- Origin: United Kingdom
- Genres: Pop
- Labels: Polydor

= The Big Supreme =

The Big Supreme were a 1980s band from England, featuring vocalist Barry Flynn.

==Biography==
Barry Flynn was in the early 1980s new wave band Bonk, who had a UK number 96 chart single "The Smile and the Kiss" in 1983 (this was the first commercially released recording to feature Toni Halliday from 1990s indie band Curve). After Bonk's top 100 debut was re-issued under a more radio-friendly band name, The Chant of Barry Flynn, a new band featuring Flynn, the Big Supreme, signed to PolyGram's Polydor Records label.

The Big Supreme scored two hit singles on the UK Singles Chart in 1986–7. The first, "Don't Walk", entered the chart on 13 September 1986. It remained in the chart for four weeks, reaching number 58. In the U.S., "Don't Walk" became a classic at the Dallas, Texas nightclub The Starck and also regularly played as the last song of the night by DJ Joe Friar at Club Control in Victoria, Texas. In Houston, the track was frequently played on KKBQ-FM and KRBE. Clubs such as The Ocean Club (Galleria) and Club 6400 (Richmond ave.) also included the track as part of their mix playlists.

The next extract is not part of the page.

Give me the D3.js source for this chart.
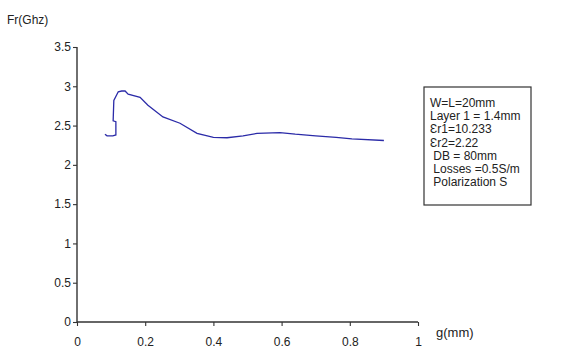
<!DOCTYPE html>
<html>
<head>
<meta charset="utf-8">
<script src="https://cdnjs.cloudflare.com/ajax/libs/d3/7.8.5/d3.min.js"></script>
<style>
  body { margin: 0; background: #fff; overflow: hidden; }
  text { font-family: "Liberation Sans", Arial, sans-serif; fill: #222; }
</style>
</head>
<body>
<div id="chart"></div>
<script>
// g (mm) along the curve, in drawing order (the curve folds back a little near the jump)
var gVals = [0.082, 0.088, 0.105, 0.114, 0.114, 0.106, 0.108, 0.121, 0.131, 0.141, 0.150, 0.185, 0.208,
             0.252, 0.302, 0.352, 0.40, 0.44, 0.487, 0.528, 0.595, 0.64, 0.70, 0.76, 0.806, 0.90];
var frVals = [2.39, 2.37, 2.37, 2.38, 2.55, 2.56, 2.82, 2.93, 2.94, 2.94, 2.90, 2.86, 2.76,
              2.61, 2.53, 2.40, 2.35, 2.345, 2.37, 2.40, 2.41, 2.39, 2.37, 2.35, 2.33, 2.31];
var xTicks = [0, 0.2, 0.4, 0.6, 0.8, 1];
var yTicks = [0, 0.5, 1, 1.5, 2, 2.5, 3, 3.5];
var legendLines = ["W=L=20mm", "Layer 1 = 1.4mm", "\u0190r1=10.233", "\u0190r2=2.22",
                   " DB = 80mm", " Losses =0.5S/m", " Polarization S"];

var width = 576, height = 346;

var svg = d3.select('#chart')
    .append('svg')
    .attr('width', width)
    .attr('height', height);

var x = d3.scaleLinear().domain([0, 1]).range([77, 418]);
var y = d3.scaleLinear().domain([0, 3.5]).range([322, 47]);

//y axis, ticks pointing left
var yAxis = d3.axisLeft(y).tickValues(yTicks).tickSize(4).tickPadding(2)
    .tickFormat(d3.format(''));
var gy = svg.append('g')
    .attr('transform', 'translate(' + x(0) + ',0)')
    .call(yAxis);

//x axis, ticks pointing down
var xAxis = d3.axisBottom(x).tickValues(xTicks).tickSize(4).tickPadding(11)
    .tickFormat(d3.format(''));
var gx = svg.append('g')
    .attr('transform', 'translate(0,' + y(0) + ')')
    .call(xAxis);

[gx, gy].forEach(function (g) {
    g.select('.domain').attr('stroke', '#333').attr('stroke-width', 1.4);
    g.selectAll('.tick line').attr('stroke', '#333').attr('stroke-width', 1.1);
    g.selectAll('.tick text')
        .style('font-family', '"Liberation Sans", Arial, sans-serif')
        .style('font-size', '12px')
        .attr('fill', '#222');
});
gy.select('.domain').attr('d', 'M0,' + y(3.5) + 'V' + y(0));
gx.select('.domain').attr('d', 'M' + x(0) + ',0H' + x(1));

svg.append('text')
    .attr('x', 7)
    .attr('y', 24)
    .style('font-size', '12px')
    .text('Fr(Ghz)');

svg.append('text')
    .attr('x', 436)
    .attr('y', 337)
    .style('font-size', '13px')
    .text('g(mm)');

var line = d3.line()
    .x(function (d) { return x(d[0]); })
    .y(function (d) { return y(d[1]); });

svg.append('path')
    .datum(d3.zip(gVals, frVals))
    .attr('d', line)
    .attr('fill', 'none')
    .attr('stroke', '#2b2ba8')
    .attr('stroke-width', 1.3);

//parameter box
svg.append('rect')
    .attr('x', 424)
    .attr('y', 87)
    .attr('width', 107)
    .attr('height', 118)
    .attr('fill', '#fff')
    .attr('stroke', '#333')
    .attr('stroke-width', 1.2);

svg.selectAll('.leg').data(legendLines)
    .enter().append('text')
    .attr('class', 'leg')
    .attr('x', 430)
    .attr('y', function (d, i) { return 107 + i * 13.2; })
    .style('font-size', '12px')
    .style('white-space', 'pre')
    .text(function (d) { return d; });
</script>
</body>
</html>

The Big Supreme's second chart single, "Please Yourself" entered the chart in February 1987, reached a peak of number 64, and was in the chart for five weeks. Barry Flynn would release a solo single in 1989 as Flynn called "The Only One", whilst keyboard player Robin Hild had brief success in America as part of the duo Scarlett and Black.